___ Data shown ___

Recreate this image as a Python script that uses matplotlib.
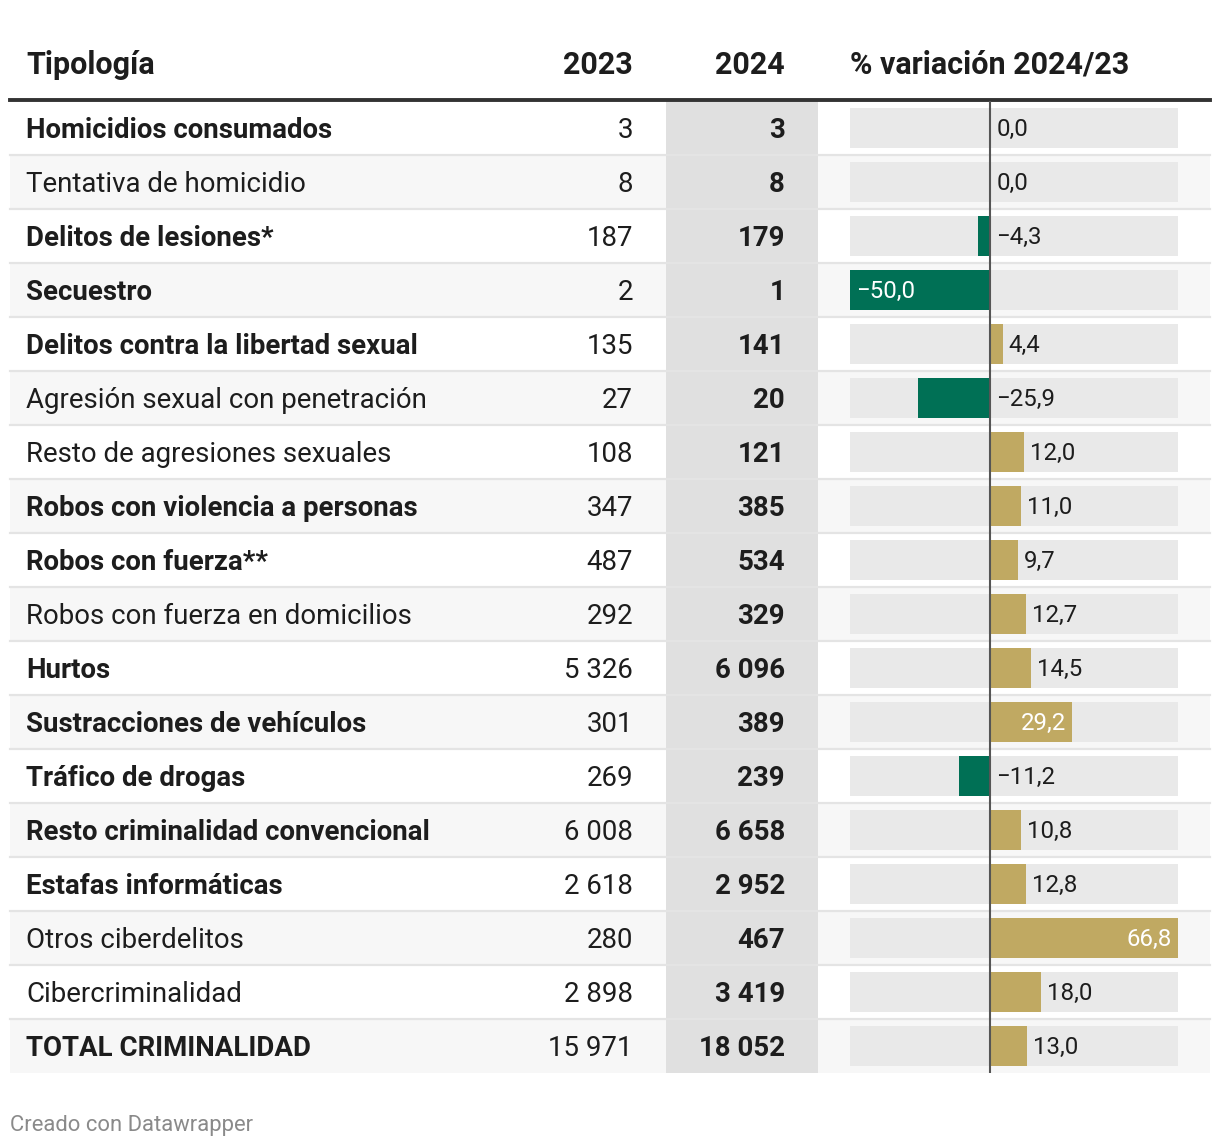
"""
Datawrapper-style table: criminalidad 2023 vs 2024 with variation bars.
"""
import matplotlib.pyplot as plt
from matplotlib.patches import Rectangle

plt.rcParams['font.family'] = ['Roboto', 'DejaVu Sans']

categories = ['Homicidios consumados', 'Tentativa de homicidio', 'Delitos de lesiones*',
              'Secuestro', 'Delitos contra la libertad sexual',
              'Agresión sexual con penetración', 'Resto de agresiones sexuales',
              'Robos con violencia a personas', 'Robos con fuerza**',
              'Robos con fuerza en domicilios', 'Hurtos', 'Sustracciones de vehículos',
              'Tráfico de drogas', 'Resto criminalidad convencional',
              'Estafas informáticas', 'Otros ciberdelitos', 'Cibercriminalidad',
              'TOTAL CRIMINALIDAD']
bold_rows = [True, False, True, True, True, False, False, True, True, False,
             True, True, True, True, True, False, False, True]
v2023 = [3, 8, 187, 2, 135, 27, 108, 347, 487, 292, 5326, 301, 269, 6008,
         2618, 280, 2898, 15971]
v2024 = [3, 8, 179, 1, 141, 20, 121, 385, 534, 329, 6096, 389, 239, 6658,
         2952, 467, 3419, 18052]
variation = [0.0, 0.0, -4.3, -50.0, 4.4, -25.9, 12.0, 11.0, 9.7, 12.7, 14.5,
             29.2, -11.2, 10.8, 12.8, 66.8, 18.0, 13.0]
headers = ['Tipología', '2023', '2024', '% variación 2024/23']

W, H = 1220, 1148
top, row_h = 101, 54
n = len(categories)
txt = '#1d1d1d'
neg_col, pos_col = '#007055', '#c0a962'
fs_head, fs_body, fs_bar = 22, 19.9, 17.3


def fmt_int(v):
    return f'{v:,}'.replace(',', ' ')


def fmt_pct(v):
    return f'{v:.1f}'.replace('.', ',').replace('-', '\u2212')


fig = plt.figure(figsize=(W / 100, H / 100), dpi=100)
ax = fig.add_axes([0, 0, 1, 1])
ax.set_xlim(0, W)
ax.set_ylim(H, 0)
ax.axis('off')

# row backgrounds and separators
for i in range(n):
    y0 = top + i * row_h
    if i % 2 == 1:
        ax.add_patch(Rectangle((10, y0), 1200, row_h, color='#f7f7f7', lw=0, zorder=0))
ax.add_patch(Rectangle((666, top), 152, n * row_h, color='#e0e0e0', lw=0, zorder=1))
for i in range(n - 1):
    y = top + (i + 1) * row_h
    ax.plot([10, 1210], [y, y], color='#e4e4e4', lw=1.6, zorder=2)
ax.plot([10, 1210], [100, 100], color='#333333', lw=2.8, zorder=3)

# headers
hy = 74
ax.text(26, hy, headers[0], fontsize=fs_head, fontweight='bold', color=txt, va='baseline')
ax.text(633, hy, headers[1], fontsize=fs_head, fontweight='bold', color=txt, va='baseline', ha='right')
ax.text(785, hy, headers[2], fontsize=fs_head, fontweight='bold', color=txt, va='baseline', ha='right')
ax.text(850, hy, headers[3], fontsize=fs_head, fontweight='bold', color=txt, va='baseline')

# table text
for i in range(n):
    yb = top + i * row_h + row_h / 2 + 10
    ax.text(26, yb, categories[i], fontsize=fs_body, color=txt, va='baseline',
            fontweight='bold' if bold_rows[i] else 'normal', zorder=4)
    ax.text(633, yb, fmt_int(v2023[i]), fontsize=fs_body, color=txt, va='baseline',
            ha='right', zorder=4)
    ax.text(785, yb, fmt_int(v2024[i]), fontsize=fs_body, color=txt, va='baseline',
            ha='right', fontweight='bold', zorder=4)

ax.text(10, 1131, 'Creado con Datawrapper', fontsize=15.8, color='#8a8a8a', va='baseline')

# variation bars
bx = fig.add_axes([850 / W, (H - top - n * row_h) / H, 328 / W, n * row_h / H])
bx.patch.set_alpha(0)
lo, hi = min(variation), max(variation)
rows = list(range(n))
bx.barh(rows, hi - lo, left=lo, height=40 / 54, color='#e9e9e9', lw=0)
bx.barh(rows, variation, height=40 / 54, lw=0,
        color=[neg_col if v < 0 else pos_col for v in variation])
bx.axvline(0, color='#555555', lw=1.5)
bx.set_xlim(lo, hi)
bx.set_ylim(n - 0.5, -0.5)
bx.axis('off')

for i, v in enumerate(variation):
    lab = fmt_pct(v)
    if abs(v) > 28 and v > 0:
        bx.annotate(lab, (v, i), xytext=(-6, -8), textcoords='offset pixels',
                    ha='right', va='baseline', fontsize=fs_bar, color='white')
    elif abs(v) > 28:
        bx.annotate(lab, (v, i), xytext=(6, -8), textcoords='offset pixels',
                    ha='left', va='baseline', fontsize=fs_bar, color='white')
    else:
        bx.annotate(lab, (max(v, 0), i), xytext=(6, -8), textcoords='offset pixels',
                    ha='left', va='baseline', fontsize=fs_bar, color=txt)

fig.savefig('out.png', dpi=100, facecolor='white')
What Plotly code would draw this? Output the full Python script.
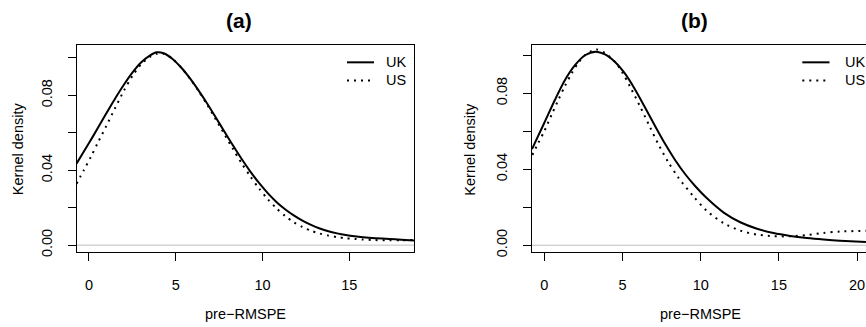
import plotly.graph_objects as go

# ---------------- data ----------------
a_uk_x = [-0.72, 0, 0.5, 1.0, 1.5, 2.0, 2.5, 3.0, 3.5, 3.9, 4.3, 4.8, 5.3, 5.8, 6.3, 6.8, 7.3,
          7.8, 8.3, 8.8, 9.3, 9.8, 10.3, 10.8, 11.3, 11.8, 12.3, 12.8, 13.3, 13.8, 14.3, 14.8,
          15.3, 15.8, 16.5, 17.3, 18.0, 18.73]
a_uk_y = [0.0435, 0.0545, 0.0624, 0.0704, 0.0782, 0.0855, 0.0921, 0.0975, 0.1012, 0.1030,
          0.1025, 0.0996, 0.0950, 0.0893, 0.0828, 0.0758, 0.0683, 0.0607, 0.0532, 0.0460,
          0.0393, 0.0332, 0.0278, 0.0231, 0.0192, 0.0159, 0.0131, 0.0108, 0.0089, 0.0074,
          0.0063, 0.0054, 0.0047, 0.0042, 0.0037, 0.0033, 0.0029, 0.0025]

a_us_x = [-0.72, -0.3, 0.1, 0.5, 1.0, 1.5, 2.0, 2.5, 3.0, 3.5, 3.9, 4.3, 4.8, 5.3, 5.8, 6.3,
          6.8, 7.3, 7.8, 8.3, 8.8, 9.3, 9.8, 10.3, 10.8, 11.3, 11.8, 12.3, 12.8, 13.3, 13.8,
          14.3, 14.8, 15.3, 15.8, 16.5, 17.3, 18.0, 18.73]
a_us_y = [0.0328, 0.0400, 0.0470, 0.0545, 0.0637, 0.0731, 0.0823, 0.0903, 0.0966, 0.1005,
          0.1022, 0.1022, 0.0996, 0.0950, 0.0892, 0.0825, 0.0752, 0.0673, 0.0593, 0.0513,
          0.0437, 0.0367, 0.0303, 0.0246, 0.0197, 0.0156, 0.0123, 0.0097, 0.0077, 0.0062,
          0.0051, 0.0043, 0.0037, 0.0033, 0.0030, 0.0027, 0.0026, 0.0026, 0.0028]

b_uk_x = [-0.79, 0, 0.68, 1.32, 1.96, 2.6, 3.28, 3.88, 4.52, 5.16, 5.8, 6.44, 7.08, 7.72, 8.36,
          9.0, 9.64, 10.4, 11.47, 12.53, 13.6, 14.66, 15.72, 16.79, 17.85, 18.9, 20.57]
b_uk_y = [0.0506, 0.0645, 0.0766, 0.0870, 0.0948, 0.1000, 0.1019, 0.1005, 0.0965, 0.0903,
          0.0820, 0.0725, 0.0628, 0.0534, 0.0449, 0.0375, 0.0312, 0.0247, 0.0172, 0.0121,
          0.0087, 0.0064, 0.0049, 0.0038, 0.0030, 0.0024, 0.0017]

b_us_x = [-0.77, -0.38, 0, 0.47, 0.9, 1.32, 1.75, 2.17, 2.6, 3.03, 3.35, 3.88, 4.52, 4.95, 5.48,
          6.12, 6.76, 7.29, 7.93, 8.57, 9.53, 10.4, 11.47, 12.53, 13.6, 14.66, 15.72, 16.79,
          17.85, 18.9, 20.57]
b_us_y = [0.0475, 0.0540, 0.0601, 0.0688, 0.0766, 0.0839, 0.0905, 0.0960, 0.1000, 0.1023,
          0.1030, 0.1012, 0.0965, 0.0915, 0.0835, 0.0731, 0.0621, 0.0532, 0.0437, 0.0356,
          0.0258, 0.0180, 0.0116, 0.0077, 0.0056, 0.0048, 0.0047, 0.0054, 0.0065, 0.0072,
          0.0076]

panel_titles = ["(a)", "(b)"]
series_names = ["UK", "US"]
x_title = "pre\u2212RMSPE"
y_title = "Kernel density"
y_tickvals = [0.00, 0.02, 0.04, 0.06, 0.08, 0.10]
y_ticktext = ["0.00", "", "0.04", "", "0.08", ""]
a_x_tickvals = [0, 5, 10, 15]
b_x_tickvals = [0, 5, 10, 15, 20]

# ---------------- layout constants ----------------
W, H = 866, 327
FONT = "Liberation Sans, Arial, Helvetica, sans-serif"
FS = 14.5

def px(xp):
    return xp / W

def py(yp):
    return 1 - yp / H

fig = go.Figure()

solid = dict(color="black", width=2, smoothing=0.8)
dotted = dict(color="black", width=2, dash="2px,5px", smoothing=0.8)

fig.add_trace(go.Scatter(x=a_uk_x, y=a_uk_y, mode="lines", line=solid, line_shape="spline",
                         xaxis="x", yaxis="y", showlegend=False, name=series_names[0]))
fig.add_trace(go.Scatter(x=a_us_x, y=a_us_y, mode="lines", line=dotted, line_shape="spline",
                         xaxis="x", yaxis="y", showlegend=False, name=series_names[1]))
fig.add_trace(go.Scatter(x=b_uk_x, y=b_uk_y, mode="lines", line=solid, line_shape="spline",
                         xaxis="x2", yaxis="y2", showlegend=False, name=series_names[0]))
fig.add_trace(go.Scatter(x=b_us_x, y=b_us_y, mode="lines", line=dotted, line_shape="spline",
                         xaxis="x2", yaxis="y2", showlegend=False, name=series_names[1]))

axis_common = dict(showgrid=False, zeroline=False, showline=True, linecolor="black",
                   linewidth=1, ticks="outside", ticklen=8, tickwidth=1, tickcolor="black",
                   tickfont=dict(family=FONT, size=FS, color="black"))

ydom = [py(256), py(45.5)]

fig.update_layout(
    width=W, height=H,
    margin=dict(l=0, r=0, t=0, b=0),
    paper_bgcolor="white", plot_bgcolor="white",
    xaxis=dict(domain=[px(76.5), px(414)], range=[-0.72, 18.73], tickvals=a_x_tickvals,
               mirror=True, anchor="y", ticklabelstandoff=12, **axis_common),
    yaxis=dict(domain=ydom, range=[-0.0037, 0.1070], tickvals=y_tickvals, ticktext=y_ticktext,
               tickangle=-90, mirror=True, anchor="x", ticklabelstandoff=10, **axis_common),
    xaxis2=dict(domain=[px(532), 1.0], range=[-0.79, 20.57], tickvals=b_x_tickvals,
                mirror=True, anchor="y2", ticklabelstandoff=12, **axis_common),
    yaxis2=dict(domain=ydom, range=[-0.0036, 0.1055], tickvals=y_tickvals, ticktext=y_ticktext,
                tickangle=-90, mirror=False, anchor="x2", ticklabelstandoff=10, **axis_common),
)

# zero reference lines (gray)
for xa, ya in (("x", "y"), ("x2", "y2")):
    fig.add_shape(type="line", xref=f"{xa} domain", yref=ya, x0=0, x1=1, y0=0, y1=0,
                  line=dict(color="#bebebe", width=1), layer="below")

# titles and axis titles
ann = []
for cx, t in ((239, panel_titles[0]), (694, panel_titles[1])):
    ann.append(dict(x=px(cx), y=py(21), text=f"<b>{t}</b>", showarrow=False,
                    xref="paper", yref="paper", xanchor="center", yanchor="middle",
                    font=dict(family=FONT, size=21, color="black")))
for cx in (245, 700.5):
    ann.append(dict(x=px(cx), y=py(319), text=x_title, showarrow=False, xref="paper",
                    yref="paper", xanchor="center", yanchor="middle",
                    font=dict(family=FONT, size=FS, color="black")))
for cx in (18, 470.5):
    ann.append(dict(x=px(cx), y=py(151.5), text=y_title, showarrow=False, xref="paper",
                    yref="paper", xanchor="center", yanchor="middle", textangle=-90,
                    font=dict(family=FONT, size=FS, color="black")))

# legends
for (lx0, lx1, tx) in ((347, 374, 384), (802.3, 829.5, 842.5)):
    for i, (yy, style) in enumerate(((63.3, solid), (81.7, dotted))):
        st = {k: v for k, v in style.items() if k != "smoothing"}
        fig.add_shape(type="line", xref="paper", yref="paper", x0=px(lx0), x1=px(lx1),
                      y0=py(yy), y1=py(yy), line=st)
        ann.append(dict(x=px(tx), y=py(yy), text=series_names[i], showarrow=False,
                        xref="paper", yref="paper", xanchor="left", yanchor="middle",
                        font=dict(family=FONT, size=FS, color="black")))

fig.update_layout(annotations=ann)

# remove the default 8px page margin so the figure fills the 866x327 window exactly
fig.write_html("out.html",
               config={"displayModeBar": False, "staticPlot": True},
               post_script="document.body.style.margin='0';"
                           "document.body.style.overflow='hidden';")
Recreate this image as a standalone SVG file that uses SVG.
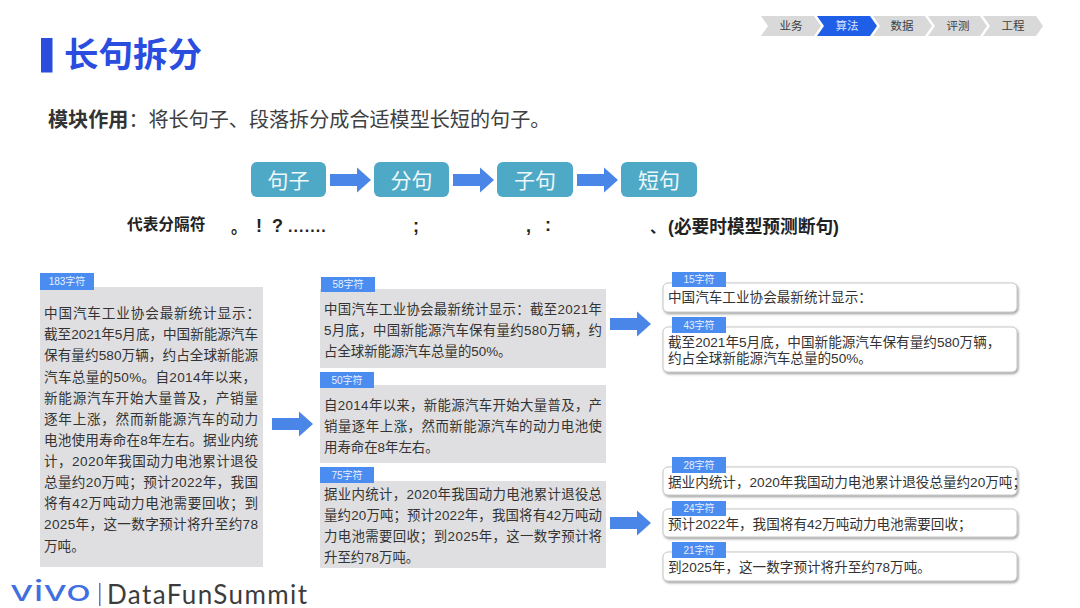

___

**Written task**
Set down, without pictures, the lines between the line holding "What Plotly code" and the line holding "import plotly.graph_objects as go", both inclusive.

**Response for this exercise**
What Plotly code would draw this? Output the full Python script.
import plotly.graph_objects as go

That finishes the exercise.